Rickey Jackson

No. 57
- Position: Linebacker

Personal information
- Born: March 20, 1958 (age 68) Pahokee, Florida, U.S.
- Listed height: 6 ft 2 in (1.88 m)
- Listed weight: 243 lb (110 kg)

Career information
- High school: Pahokee
- College: Pittsburgh (1977–1980)
- NFL draft: 1981: 2nd round, 51st overall pick

Career history
- New Orleans Saints (1981–1993); San Francisco 49ers (1994–1995);

Awards and highlights
- Super Bowl champion (XXIX); 5× Second-team All-Pro (1984–1986, 1992, 1993); 6× Pro Bowl (1983–1986, 1992, 1993); New Orleans Saints Hall of Fame; New Orleans Saints Ring of Honor; New Orleans Saints 45th Anniversary Team; Second-team All-American (1980); First-team All-East (1980); Second-team All-East (1979);

Career NFL statistics
- Tackles: 1,173
- Sacks: 128
- Interceptions: 8
- Forced fumbles: 40
- Stats at Pro Football Reference
- Pro Football Hall of Fame

= Rickey Jackson =

American football player (born 1958)

Rickey Anderson Jackson (born March 20, 1958) is an American former professional football player who was a linebacker in the National Football League (NFL) for the New Orleans Saints (1981–1993) and the San Francisco 49ers (1994–1995). He led the team's Dome Patrol linebacker corps while playing with the Saints. In 1997, Jackson was inducted into the New Orleans Saints Hall of Fame. Jackson won a Super Bowl ring with the 49ers in Super Bowl XXIX one year before retiring. On February 7, 2010, Jackson was elected to the Pro Football Hall of Fame, the same day his New Orleans Saints won Super Bowl XLIV.

==Early life==
Jackson's first name was originally spelled "Ricky"; he says he changed it himself in high school. He played football and basketball at Pahokee High School in Pahokee, Florida. He made 188 tackles and caught 21 passes for eight touchdowns as a tight end. In 2007, he was named to the Florida High School Athletic Association's All-Century Team, consisting of the top 33 players in the 100-year history of high school football in Florida. Jackson's nickname, "City Champ", came from his days at Pahokee; he has variously said that he chose the name himself or was given it because of his performance on the field.

==College career==
Jackson was known as "the other end" at the University of Pittsburgh due to Hugh Green's presence on the team. He also played with other future NFL players including center Russ Grimm, guard Mark May, tackle Jimbo Covert, defensive back Tim Lewis, defensive lineman Bill Maas, receiver Dwight Collins, and quarterback Dan Marino. Although overshadowed by Green, as a junior in 1979 Jackson was a second-team All-East selection and named an honorable mention All-American by the Associated Press and The Sporting News. As a senior in 1980, he was a second-team All-American selection and a first-team All-Big East selection. Pitt's defense was ranked number one nationally in 1980.
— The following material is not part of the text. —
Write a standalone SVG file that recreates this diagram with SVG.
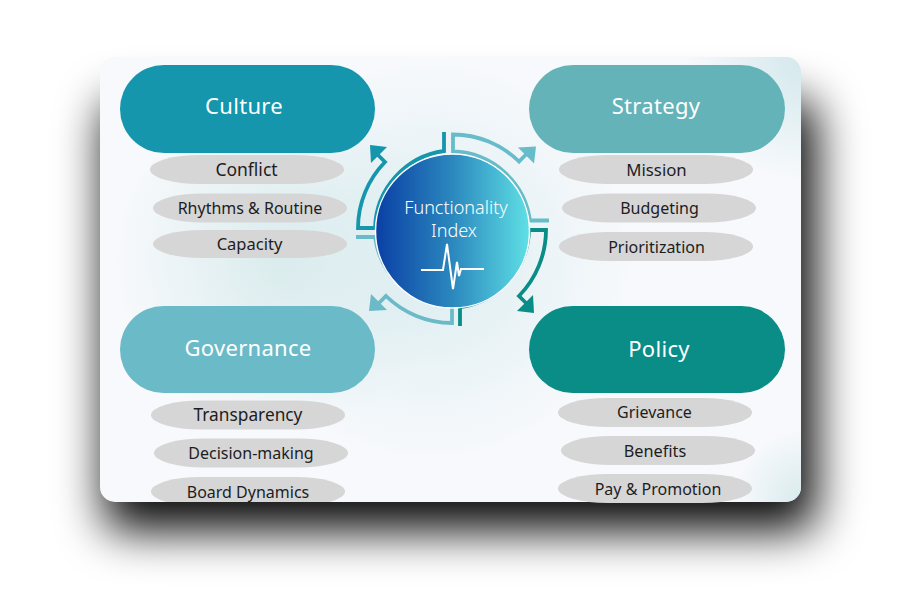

Jackson ended his college career with 290 tackles, 166 of them unassisted. He also finished with 21 sacks, four passes defended and three interceptions. As a freshman, he had 15 tackles and two interceptions, one returned for a touchdown. As a sophomore, he made 27 tackles (21 unassisted) and five sacks. In 1979, he had 111 tackles (47 unassisted) and four sacks and recovered two fumbles. In 1980, he led the team with 137 tackles (87 solo), had 12 sacks, broke up four passes, recovered four fumbles and intercepted a pass. Following a game against Army in 1980, in which Jackson recorded 12 tackles, three sacks, a forced fumble, an interception, and a blocked punt, he was named the Sports Illustrated Player of the Week. In the same year during the game against Penn State, he was chosen the ABC/Chevrolet Player-of-the-Game.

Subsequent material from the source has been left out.